Repeat the lines below exactly as they appear, but leave out the images.

● **Dataset section**
********

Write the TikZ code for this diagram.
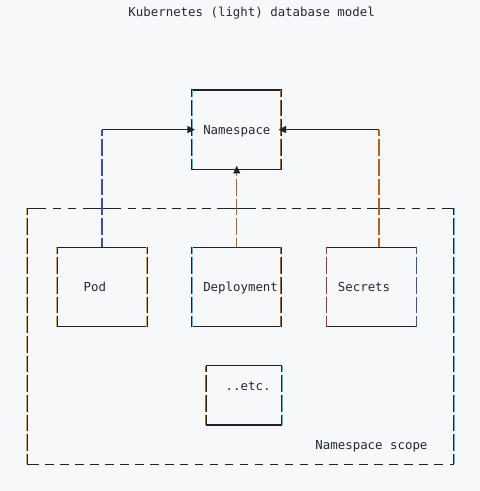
\documentclass[tikz,border=0pt]{standalone}
\usepackage{fontspec}
\setmonofont{DejaVu Sans Mono}
\usetikzlibrary{arrows.meta}
\definecolor{bg}{HTML}{F7F8FA}
\definecolor{ink}{HTML}{1F2328}
\definecolor{txt}{HTML}{24292F}
\definecolor{lb}{HTML}{5AB0EE}
\definecolor{org}{HTML}{E2A444}
\definecolor{brn}{HTML}{B0651F}
\definecolor{rdb}{HTML}{9A3428}
\definecolor{blu}{HTML}{3A4FA8}
\newcommand\kbframe[5]{%
  \draw[hl] (#1.north west) -- (#1.north east);
  \draw[hl] (#1.south west) -- (#1.south east);
  \draw[vd, #2, transform canvas={xshift=#3}] (#1.north west) -- (#1.south west);
  \draw[vd, ink] (#1.north west) -- (#1.south west);
  \draw[vd, #4, transform canvas={xshift=#5}] (#1.north east) -- (#1.south east);
  \draw[vd, ink] (#1.north east) -- (#1.south east);
}
\begin{document}
\begin{tikzpicture}[x=1pt,y=-1pt,
  box/.style={draw=none, rectangle, inner sep=0pt, minimum width=89.76pt, minimum height=78.72pt},
  hl/.style={draw=ink, line width=1.1pt, line cap=rect},
  vd/.style={line width=1.0pt, dash pattern=on 16.68pt off 3pt, dash phase=9.9pt},
  lbl/.style={font=\ttfamily\fontsize{12.4pt}{14pt}\selectfont, text=txt, inner sep=0pt, anchor=base west},
  tip/.style={-{Triangle[length=7.5pt,width=7pt]}},
]
\fill[bg] (0,0) rectangle (480,491);
\useasboundingbox (0,0) rectangle (480,491);

% nodes
\node[box] (ns) at (236.74,129.58) {};
\node[box] (pod) at (102.1,287.02) {};
\node[box] (dep) at (236.74,287.02) {};
\node[box] (sec) at (371.38,287.02) {};
\node[box, minimum width=74.8pt, minimum height=59.04pt] (etc) at (244.22,395.26) {};
\node[box, minimum width=426.36pt, minimum height=255.84pt] (scope) at (240.48,336.22) {};

% labels
\node[lbl] (title) at (128.28,16.3) {Kubernetes (light) database model};
\node[lbl] (tns) at (203.08,134.38) {Namespace};
\node[lbl] (tpod) at (83.4,291.82) {Pod};
\node[lbl] (tdep) at (203.08,291.82) {Deployment};
\node[lbl] (tsec) at (337.72,291.82) {Secrets};
\node[lbl] (tetc) at (225.52,390.22) {..etc.};
\node[lbl] (tscope) at (315.28,449.26) {Namespace scope};

% box frames
\kbframe{ns}{lb}{0.9pt}{brn}{-0.9pt}
\kbframe{pod}{org}{-0.9pt}{org}{-0.9pt}
\kbframe{dep}{lb}{0.9pt}{brn}{-0.9pt}
\kbframe{etc}{brn}{-0.9pt}{lb}{0.9pt}

% secrets box (reddish left, bluish right)
\draw[hl] (sec.north west) -- (sec.north east);
\draw[hl] (sec.south west) -- (sec.south east);
\draw[vd, rdb, line width=1.4pt] (sec.north west) -- (sec.south west);
\draw[vd, blu, line width=1.3pt] (sec.north east) -- (sec.south east);

% scope frame
\draw[vd, org, transform canvas={xshift=-0.9pt}] (scope.north west) -- (scope.south west);
\draw[vd, ink] (scope.north west) -- (scope.south west);
\draw[vd, lb, transform canvas={xshift=0.9pt}] (scope.north east) -- (scope.south east);
\draw[vd, ink] (scope.north east) -- (scope.south east);
\draw[hl] (scope.north west) -- ([xshift=18.7pt]scope.north west);
\foreach \k in {4,6,...,56,9,11,27,29,47}
  \draw[hl] ([xshift=\k*7.48pt-3.74pt]scope.north west) -- ++(7.48,0);
\draw[hl] ([xshift=-3.74pt]scope.north east) -- (scope.north east);
\draw[hl] (scope.south west) -- ([xshift=11.22pt]scope.south west);
\foreach \k in {3,5,...,55}
  \draw[hl] ([xshift=\k*7.48pt-3.74pt]scope.south west) -- ++(7.48,0);
\draw[hl] ([xshift=-3.74pt]scope.south east) -- (scope.south east);

% connectors
\draw[vd, blu, line width=1.3pt] (pod.north |- ns.west) -- (pod.north);
\draw[hl, tip] (pod.north |- ns.west) -- ([xshift=3.3pt]ns.west);

\draw[vd, brn, line width=1.3pt] (ns.south) -- (dep.north);
\fill[ink] ([yshift=3.3pt]ns.south) -- ++(-3.6,7.6) -- ++(7.2,0) -- cycle;

\coordinate (sc) at ([xshift=7.48pt]sec.north);
\draw[vd, brn, line width=1.3pt] (sc |- ns.east) -- (sc);
\draw[hl, tip] (sc |- ns.east) -- ([xshift=-3.3pt]ns.east);
\end{tikzpicture}
\end{document}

********

● **Task answer**
Write the TikZ code for this diagram.
\documentclass[tikz,border=0pt]{standalone}
\usepackage{fontspec}
\setmonofont{DejaVu Sans Mono}
\usetikzlibrary{arrows.meta}
\definecolor{bg}{HTML}{F7F8FA}
\definecolor{ink}{HTML}{1F2328}
\definecolor{txt}{HTML}{24292F}
\definecolor{lb}{HTML}{5AB0EE}
\definecolor{org}{HTML}{E2A444}
\definecolor{brn}{HTML}{B0651F}
\definecolor{rdb}{HTML}{9A3428}
\definecolor{blu}{HTML}{3A4FA8}
\newcommand\kbframe[5]{%
  \draw[hl] (#1.north west) -- (#1.north east);
  \draw[hl] (#1.south west) -- (#1.south east);
  \draw[vd, #2, transform canvas={xshift=#3}] (#1.north west) -- (#1.south west);
  \draw[vd, ink] (#1.north west) -- (#1.south west);
  \draw[vd, #4, transform canvas={xshift=#5}] (#1.north east) -- (#1.south east);
  \draw[vd, ink] (#1.north east) -- (#1.south east);
}
\begin{document}
\begin{tikzpicture}[x=1pt,y=-1pt,
  box/.style={draw=none, rectangle, inner sep=0pt, minimum width=89.76pt, minimum height=78.72pt},
  hl/.style={draw=ink, line width=1.1pt, line cap=rect},
  vd/.style={line width=1.0pt, dash pattern=on 16.68pt off 3pt, dash phase=9.9pt},
  lbl/.style={font=\ttfamily\fontsize{12.4pt}{14pt}\selectfont, text=txt, inner sep=0pt, anchor=base west},
  tip/.style={-{Triangle[length=7.5pt,width=7pt]}},
]
\fill[bg] (0,0) rectangle (480,491);
\useasboundingbox (0,0) rectangle (480,491);

% nodes
\node[box] (ns) at (236.74,129.58) {};
\node[box] (pod) at (102.1,287.02) {};
\node[box] (dep) at (236.74,287.02) {};
\node[box] (sec) at (371.38,287.02) {};
\node[box, minimum width=74.8pt, minimum height=59.04pt] (etc) at (244.22,395.26) {};
\node[box, minimum width=426.36pt, minimum height=255.84pt] (scope) at (240.48,336.22) {};

% labels
\node[lbl] (title) at (128.28,16.3) {Kubernetes (light) database model};
\node[lbl] (tns) at (203.08,134.38) {Namespace};
\node[lbl] (tpod) at (83.4,291.82) {Pod};
\node[lbl] (tdep) at (203.08,291.82) {Deployment};
\node[lbl] (tsec) at (337.72,291.82) {Secrets};
\node[lbl] (tetc) at (225.52,390.22) {..etc.};
\node[lbl] (tscope) at (315.28,449.26) {Namespace scope};

% box frames
\kbframe{ns}{lb}{0.9pt}{brn}{-0.9pt}
\kbframe{pod}{org}{-0.9pt}{org}{-0.9pt}
\kbframe{dep}{lb}{0.9pt}{brn}{-0.9pt}
\kbframe{etc}{brn}{-0.9pt}{lb}{0.9pt}

% secrets box (reddish left, bluish right)
\draw[hl] (sec.north west) -- (sec.north east);
\draw[hl] (sec.south west) -- (sec.south east);
\draw[vd, rdb, line width=1.4pt] (sec.north west) -- (sec.south west);
\draw[vd, blu, line width=1.3pt] (sec.north east) -- (sec.south east);

% scope frame
\draw[vd, org, transform canvas={xshift=-0.9pt}] (scope.north west) -- (scope.south west);
\draw[vd, ink] (scope.north west) -- (scope.south west);
\draw[vd, lb, transform canvas={xshift=0.9pt}] (scope.north east) -- (scope.south east);
\draw[vd, ink] (scope.north east) -- (scope.south east);
\draw[hl] (scope.north west) -- ([xshift=18.7pt]scope.north west);
\foreach \k in {4,6,...,56,9,11,27,29,47}
  \draw[hl] ([xshift=\k*7.48pt-3.74pt]scope.north west) -- ++(7.48,0);
\draw[hl] ([xshift=-3.74pt]scope.north east) -- (scope.north east);
\draw[hl] (scope.south west) -- ([xshift=11.22pt]scope.south west);
\foreach \k in {3,5,...,55}
  \draw[hl] ([xshift=\k*7.48pt-3.74pt]scope.south west) -- ++(7.48,0);
\draw[hl] ([xshift=-3.74pt]scope.south east) -- (scope.south east);

% connectors
\draw[vd, blu, line width=1.3pt] (pod.north |- ns.west) -- (pod.north);
\draw[hl, tip] (pod.north |- ns.west) -- ([xshift=3.3pt]ns.west);

\draw[vd, brn, line width=1.3pt] (ns.south) -- (dep.north);
\fill[ink] ([yshift=3.3pt]ns.south) -- ++(-3.6,7.6) -- ++(7.2,0) -- cycle;

\coordinate (sc) at ([xshift=7.48pt]sec.north);
\draw[vd, brn, line width=1.3pt] (sc |- ns.east) -- (sc);
\draw[hl, tip] (sc |- ns.east) -- ([xshift=-3.3pt]ns.east);
\end{tikzpicture}
\end{document}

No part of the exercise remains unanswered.